I Built A Reddit Bot Then Deleted The Posting Feature

I want people to use my open source projects.

Most people tell you to go where your users live. For developers, that means Reddit. I decided to automate my search for relevant posts.

I built a small Node script. It pulls RSS feeds from 14 subreddits. It scores posts based on my expertise in AI agents and open source. It ranks the best posts and suggests a reply.

Here is what I learned from the data.

Reddit limits RSS traffic heavily. I had to add a retry logic to get any real data. Out of 175 posts, the script found 49 relevant ones.

But most of those 49 posts were people launching their own products. Those are the worst posts to reply to. If you comment on a launch post, you look like a competitor. People want praise there, not your opinion.

The real value is in question-shaped posts. People asking about Claude Code or specific technical problems. I adjusted my script to penalize launch language and reward questions.

Out of 49 posts, only 3 were perfect matches.

The lesson is clear. The hard part is not finding posts. The hard part is finding the few posts worth your time.

I planned to automate the replies too. I deleted that code immediately.

I did this for two reasons.

First, Reddit bans accounts that automate comments and votes. Your account is your reputation. Do not burn it for short term gain.

Second, people recognize AI writing. A bot lacks your personal experience. A good reply needs a detail that only you know.

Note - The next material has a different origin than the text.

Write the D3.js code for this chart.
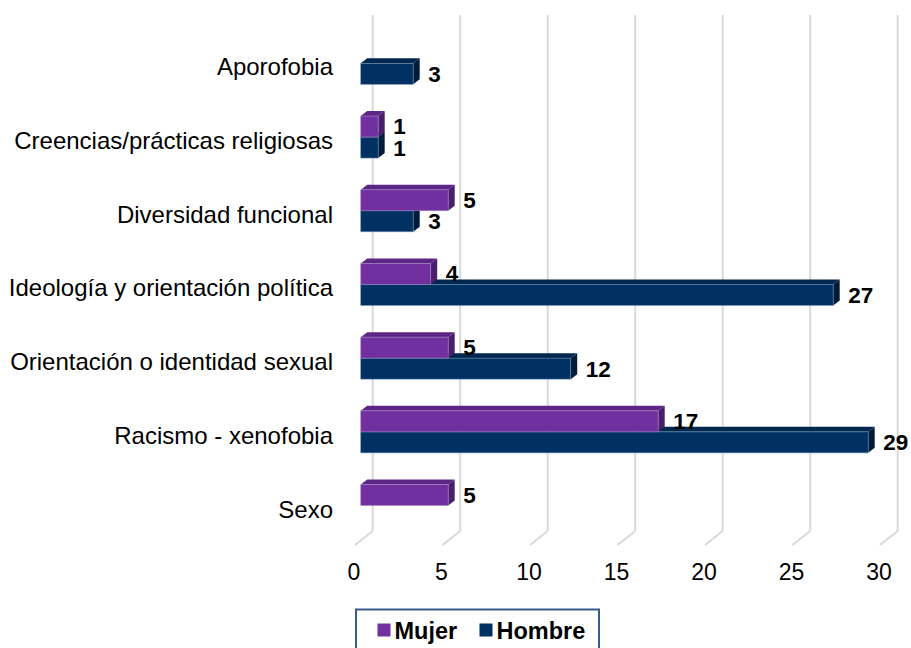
<!DOCTYPE html>
<html>
<head>
<meta charset="utf-8">
<script src="https://cdn.jsdelivr.net/npm/d3@7"></script>
<style>
  html, body { margin: 0; padding: 0; background: #fff; }
  svg { display: block; }
  text { font-family: "Liberation Sans", Arial, sans-serif; fill: #000; }
</style>
</head>
<body>
<div id="chart"></div>
<script>
// ---- data ----
const categories = [
  "Aporofobia",
  "Creencias/prácticas religiosas",
  "Diversidad funcional",
  "Ideología y orientación política",
  "Orientación o identidad sexual",
  "Racismo - xenofobia",
  "Sexo"
];
const mujer  = [null, 1, 5, 4, 5, 17, 5];
const hombre = [3, 1, 3, 27, 12, 29, null];
const xTicks = [0, 5, 10, 15, 20, 25, 30];
const seriesNames = ["Mujer", "Hombre"];

// ---- layout ----
const W = 911, H = 648;
const svg = d3.select("#chart").append("svg").attr("width", W).attr("height", H);

const x = d3.scaleLinear().domain([0, 30]).range([360.7, 885.7]);
const y = d3.scaleBand().domain(categories).range([26.5, 542.4]).padding(0);
const barH = 21;
const dDx = 6.5, dDy = -5;        // bar depth
const backDx = 12;                // back wall offset from bar front
const gridTop = 15, gridBot = 531;
const floorDx = -17.7, floorDy = 14;

const colors = {
  Mujer:  { front: "#7030a0", top: "#5c2686", side: "#4a1e6d", edge: "#a98bc6" },
  Hombre: { front: "#003163", top: "#00284f", side: "#001c3a", edge: "#6f8fb8" }
};

// ---- gridlines (back wall) + floor ----
const grid = svg.append("g");
xTicks.forEach(t => {
  const gx = x(t) + backDx;
  grid.append("line")
    .attr("x1", gx).attr("x2", gx).attr("y1", gridTop).attr("y2", gridBot)
    .attr("stroke", "#d9d9d9").attr("stroke-width", 2);
  grid.append("line")
    .attr("x1", gx).attr("y1", gridBot)
    .attr("x2", gx + floorDx).attr("y2", gridBot + floorDy)
    .attr("stroke", "#d9d9d9").attr("stroke-width", 2);
});

// ---- x axis labels ----
const xAxisScale = x.copy().range(x.range().map(r => r + backDx + floorDx - 1.5));
const xAxis = svg.append("g")
  .attr("transform", `translate(0, ${gridBot + floorDy + 13})`)
  .call(d3.axisBottom(xAxisScale).tickValues(xTicks).tickSize(0).tickPadding(6));
xAxis.select(".domain").remove();
xAxis.selectAll("text")
  .style("font-family", '"Liberation Sans", Arial, sans-serif')
  .style("font-size", "23px").attr("fill", "#000");

// ---- 3D bar ----
function bar3d(g, x0, x1, yTop, c) {
  const yBot = yTop + barH;
  g.append("path")
    .attr("d", `M${x0},${yTop} L${x0 + dDx},${yTop + dDy} L${x1 + dDx},${yTop + dDy} L${x1},${yTop} Z`)
    .attr("fill", c.top);
  g.append("path")
    .attr("d", `M${x1},${yTop} L${x1 + dDx},${yTop + dDy} L${x1 + dDx},${yBot + dDy} L${x1},${yBot} Z`)
    .attr("fill", c.side);
  g.append("rect")
    .attr("x", x0).attr("y", yTop).attr("width", x1 - x0).attr("height", barH)
    .attr("fill", c.front)
    .attr("stroke", c.edge).attr("stroke-width", 0.8).attr("stroke-opacity", 0.7);
}

const bars = svg.append("g");
const labels = svg.append("g");
categories.forEach((cat, i) => {
  const boundary = y(cat) + y.bandwidth() / 2;
  const h = hombre[i], m = mujer[i];
  if (h != null) bar3d(bars, x(0), x(h), boundary, colors.Hombre);
  if (m != null) bar3d(bars, x(0), x(m), boundary - barH, colors.Mujer);
  if (m != null) {
    labels.append("text")
      .attr("x", x(m) + 15).attr("y", boundary - barH / 2 + 7.5)
      .style("font-size", "22.5px").style("font-weight", "bold").text(m);
  }
  if (h != null) {
    labels.append("text")
      .attr("x", x(h) + 15).attr("y", boundary + barH / 2 + 8)
      .style("font-size", "22.5px").style("font-weight", "bold").text(h);
  }
  svg.append("text")
    .attr("x", 333).attr("y", boundary + 12)
    .attr("text-anchor", "end")
    .style("font-size", "24px").text(cat);
});

// ---- legend ----
const lg = svg.append("g");
lg.append("rect")
  .attr("x", 356).attr("y", 609.5).attr("width", 243).attr("height", 60)
  .attr("fill", "#fff").attr("stroke", "#385d8a").attr("stroke-width", 2);
const legX = [377.5, 479.5];
seriesNames.forEach((s, i) => {
  lg.append("rect")
    .attr("x", legX[i]).attr("y", 623.5).attr("width", 13).attr("height", 13)
    .attr("fill", colors[s].front);
  lg.append("text")
    .attr("x", legX[i] + 17).attr("y", 638.5)
    .style("font-size", "23.5px").style("font-weight", "bold").text(s);
});
</script>
</body>
</html>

Now, my tool stops one step early.

It finds the 3 good posts. It drafts a reply. It hands them to me. I read the thread, add my own voice, and post it myself. This takes 90 seconds. The machine does the tedious work. I do the important work.

This strategy works only if you have real experience to share. I have merged pull requests into major projects. I know why certain tools fail in long sessions because I use them.

You cannot automate or fake that. That personal detail is what turns a stranger into a user.

My advice:

  • Build a finder to save your attention.
  • Do not build a poster.
  • Aim automation at filtering, not submitting.